Can some one explain how to create a context-sensitive grammar that generates the language
L={i^n j^n k^m l^m | n,m ≥ 1}?
This is what i got so far:(I'm not sure that it's right)
S → IJ
I → iIX | iX;
J → jJl | jYl;
Xj → jX;
XY → Yk;
Y→ε.
I will appreciate if you will explain step by step, how to do it correctly or any path how to check the answer. Because I feel completely lost how to solve these problems even after reading about CFG (CSG) from the book.
Thank you.
The language definition L={i^n j^n k^m l^m | n,m ≥ 1} means a non-zero number of is followed by the same number of js as there are is, followed by a different non-zero number of ks followed by the same number of ls as there are ks.

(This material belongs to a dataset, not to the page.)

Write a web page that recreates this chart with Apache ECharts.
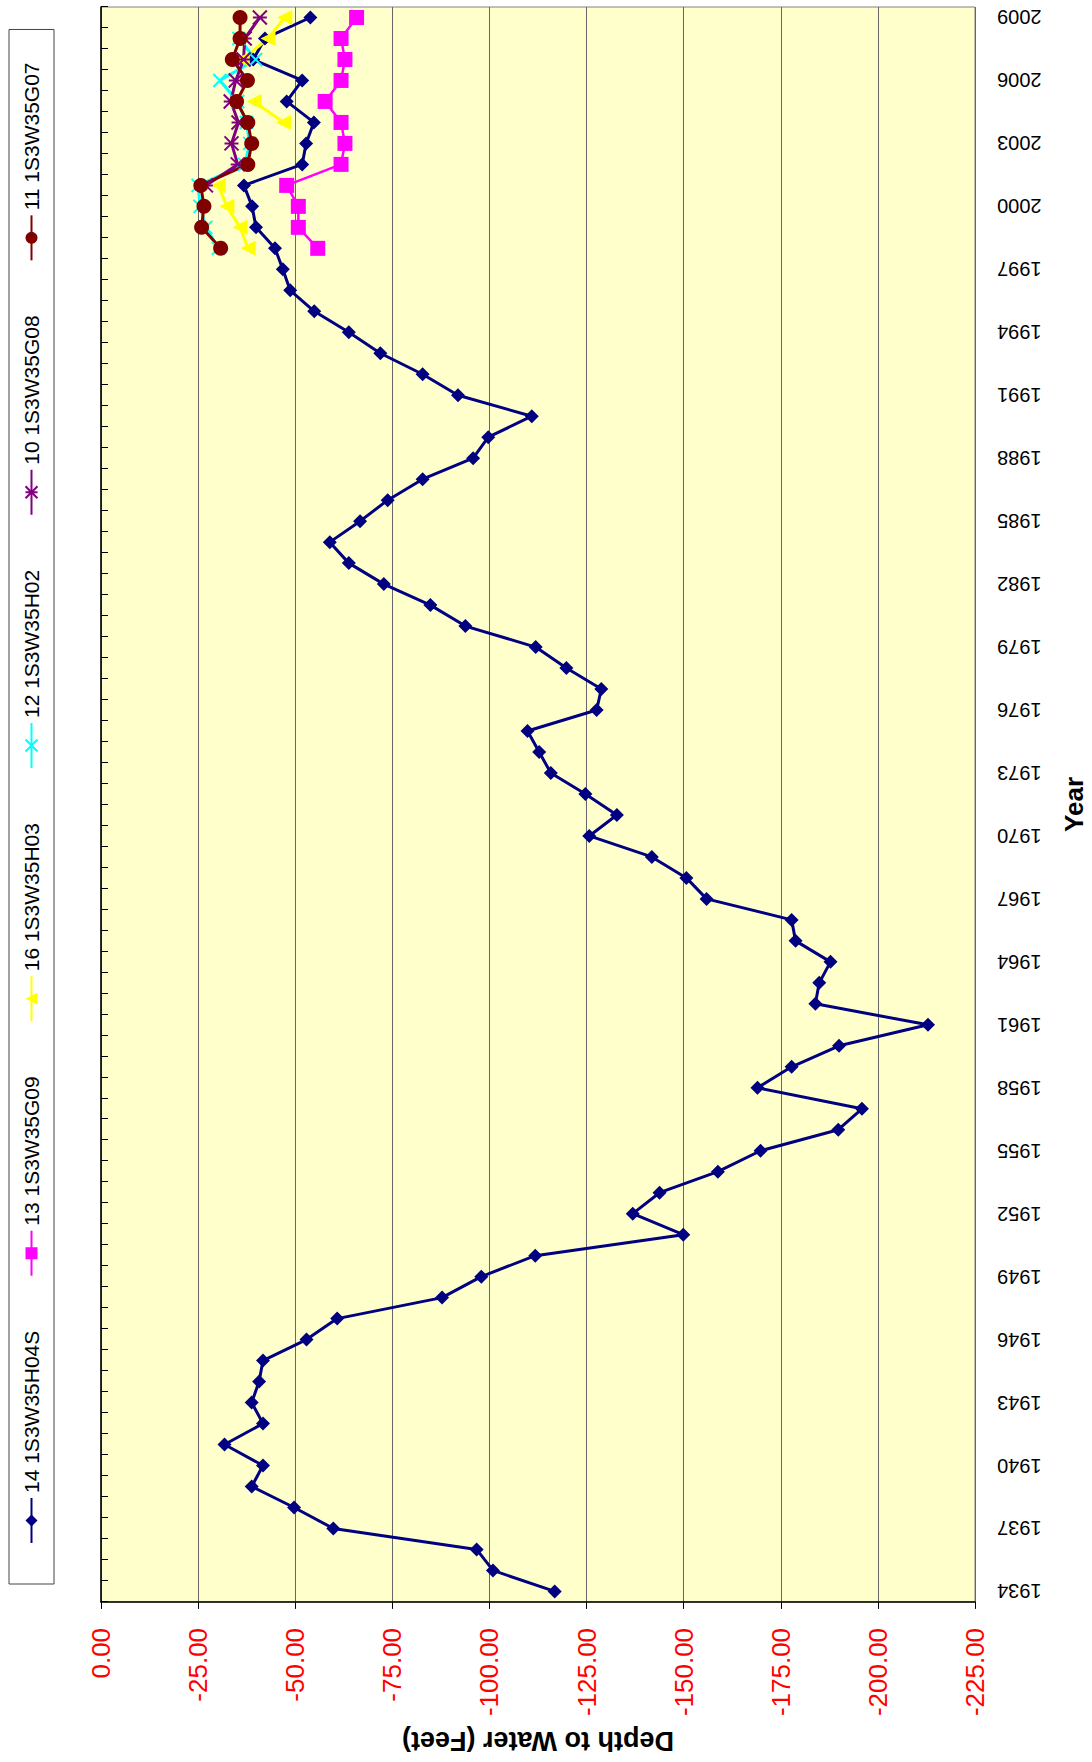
<!DOCTYPE html>
<html>
<head>
<meta charset="utf-8">
<title>Depth to Water</title>
<script src="https://cdn.jsdelivr.net/npm/echarts@6/dist/echarts.min.js"></script>
<style>
  html, body { margin: 0; padding: 0; width: 1092px; height: 1762px; overflow: hidden; background: #fff; }
  /* The chart is laid out landscape and turned a quarter turn counter-clockwise onto the tall page */
  #chart { position: absolute; left: 0; top: 0; width: 1762px; height: 1092px;
           transform-origin: 0 0; transform: translateY(1762px) rotate(-90deg); }
</style>
</head>
<body>
<div id="chart"></div>
<script>
// Years on the category axis
const years = ['1934','1935','1936','1937','1938','1939','1940','1941','1942','1943',
  '1944','1945','1946','1947','1948','1949','1950','1951','1952','1953',
  '1954','1955','1956','1957','1958','1959','1960','1961','1962','1963',
  '1964','1965','1966','1967','1968','1969','1970','1971','1972','1973',
  '1974','1975','1976','1977','1978','1979','1980','1981','1982','1983',
  '1984','1985','1986','1987','1988','1989','1990','1991','1992','1993',
  '1994','1995','1996','1997','1998','1999','2000','2001','2002','2003',
  '2004','2005','2006','2007','2008','2009'];

// Well 14 1S3W35H04S, one reading per year 1934-2009 (feet)
const well14 = [-116.8,-100.9,-96.7,-59.8,-49.7,-38.8,-41.7,-31.8,-41.7,-38.8,
  -40.7,-41.7,-52.9,-60.8,-87.8,-97.9,-111.8,-149.9,-136.9,-143.8,
  -158.8,-169.8,-189.8,-195.9,-169.0,-177.8,-190.0,-212.9,-183.9,-184.9,
  -187.8,-178.8,-177.8,-155.9,-150.7,-141.8,-125.7,-132.8,-124.7,-115.8,
  -112.8,-109.8,-127.6,-128.8,-119.8,-111.9,-93.8,-84.8,-72.8,-63.8,
  -58.9,-66.7,-73.8,-82.8,-95.8,-99.7,-110.9,-91.9,-82.8,-71.9,
  -63.8,-54.9,-48.7,-46.8,-44.8,-39.9,-38.9,-36.8,-51.8,-52.8,
  -54.8,-47.8,-51.8,-39.2,-42.2,-53.9];

// Shorter records, 1998-2009 (null = no reading)
const recentYears = ['1998','1999','2000','2001','2002','2003','2004','2005','2006','2007','2008','2009'];
const well13 = [-55.8,-50.8,-50.8,-47.8,-61.8,-62.8,-61.8,-57.7,-61.8,-62.8,-61.8,-65.8];
const well16 = [-37.9,-35.8,-32.4,-30.2,null,null,-47.0,-39.4,null,-36.4,-43.0,-47.3];
const well12 = [-30.2,-27.0,-25.5,-25.0,-37.0,-38.3,-37.4,-35.2,-30.6,-39.8,-35.5,null];
const well10 = [null,null,null,-27.0,-35.2,-33.6,-35.4,-33.4,-34.7,-36.7,-37.0,-40.9];
const well11 = [-30.8,-25.9,-26.5,-25.7,-37.8,-38.8,-37.8,-34.9,-37.7,-33.8,-35.8,-35.8];

const seriesNames = ['14 1S3W35H04S','13 1S3W35G09','16 1S3W35H03','12 1S3W35H02','10 1S3W35G08','11 1S3W35G07'];

// Depth axis ticks
const depthTicks = [0,-25,-50,-75,-100,-125,-150,-175,-200,-225];

const font = 'Liberation Sans, Arial, sans-serif';
const crossSymbol = 'path://M0,0L10,10M10,0L0,10';
const starSymbol = 'path://M0,0L10,10M10,0L0,10M5,0L5,10';

function pairs(cats, vals) {
  return cats.map((c, i) => [c, vals[i]]);
}

function lineSeries(name, data, color, symbol, size, extra) {
  return Object.assign({
    name: name,
    type: 'line',
    data: data,
    symbol: symbol,
    symbolSize: size,
    showAllSymbol: true,
    connectNulls: false,
    lineStyle: { color: color, width: 3 },
    itemStyle: { color: color },
    emphasis: { disabled: true }
  }, extra || {});
}

const chart = echarts.init(document.getElementById('chart'), null, { renderer: 'svg', width: 1762, height: 1092 });

chart.setOption({
  animation: false,
  backgroundColor: '#ffffff',
  textStyle: { fontFamily: font },
  legend: {
    data: seriesNames,
    left: 178,
    top: 9,
    orient: 'horizontal',
    itemWidth: 45,
    itemHeight: 15,
    itemGap: 54,
    padding: [12, 33, 12, 40],
    borderColor: '#444',
    borderWidth: 1,
    backgroundColor: '#ffffff',
    selectedMode: false,
    textStyle: { fontFamily: font, fontSize: 21, color: '#000' }
  },
  grid: {
    left: 151, right: 7, top: 101, bottom: 117,
    show: true,
    backgroundColor: '#FFFFCC',
    borderColor: '#808080',
    borderWidth: 1
  },
  xAxis: {
    type: 'category',
    data: years,
    boundaryGap: true,
    name: 'Year',
    nameLocation: 'middle',
    nameGap: 86,
    nameTextStyle: { fontFamily: font, fontSize: 26, fontWeight: 'bold', color: '#000' },
    axisLine: { lineStyle: { color: '#000', width: 1.5 } },
    axisTick: { show: true, interval: 0, length: 7, lineStyle: { color: '#000' } },
    axisLabel: { interval: 2, rotate: 90, margin: 22, fontSize: 20, color: '#000', fontFamily: font }
  },
  yAxis: {
    type: 'value',
    min: depthTicks[depthTicks.length - 1],
    max: depthTicks[0],
    interval: 25,
    name: 'Depth to Water (Feet)',
    nameLocation: 'middle',
    nameRotate: 90,
    nameGap: 115,
    nameTextStyle: { fontFamily: font, fontSize: 27, fontWeight: 'bold', color: '#000' },
    axisLine: { show: true, lineStyle: { color: '#000', width: 1.5 } },
    axisTick: { show: true, length: 7, lineStyle: { color: '#000' } },
    axisLabel: { color: '#FF0000', fontSize: 26, margin: 26, fontFamily: font,
                 formatter: v => v.toFixed(2) },
    splitLine: { show: true, lineStyle: { color: '#666', width: 1 } }
  },
  series: [
    lineSeries(seriesNames[0], pairs(years, well14), '#000080', 'diamond', 14),
    lineSeries(seriesNames[1], pairs(recentYears, well13), '#FF00FF', 'rect', 15, { lineStyle: { color: '#FF00FF', width: 2.5 } }),
    lineSeries(seriesNames[2], pairs(recentYears, well16), '#FFFF00', 'triangle', 15),
    lineSeries(seriesNames[3], pairs(recentYears, well12), '#00FFFF', crossSymbol, 13,
      { itemStyle: { color: '#00FFFF', borderColor: '#00FFFF', borderWidth: 2 } }),
    lineSeries(seriesNames[4], pairs(recentYears, well10), '#800080', starSymbol, 14,
      { itemStyle: { color: '#800080', borderColor: '#800080', borderWidth: 2 } }),
    lineSeries(seriesNames[5], pairs(recentYears, well11), '#800000', 'circle', 15)
  ]
});
</script>
</body>
</html>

So, start with a starting rule to generate the two independent parts of teh language:
1. S → XY
Add rules for generating 1 ij and 1 kl:
2. iXj → ij
3. kYl → kl
Add rules for generating multiple 'nested' sets:
4. X → iXj
5. Y → kYl
For example, a generation chain for iijjkkklll is:
→1 XY
→4 iXjY
→4 iiXjjY
→2 iijjY
→5 iijjkYl
→5 iijjkkYll
→5 iijjkkkYlll
→3 iijjkkklll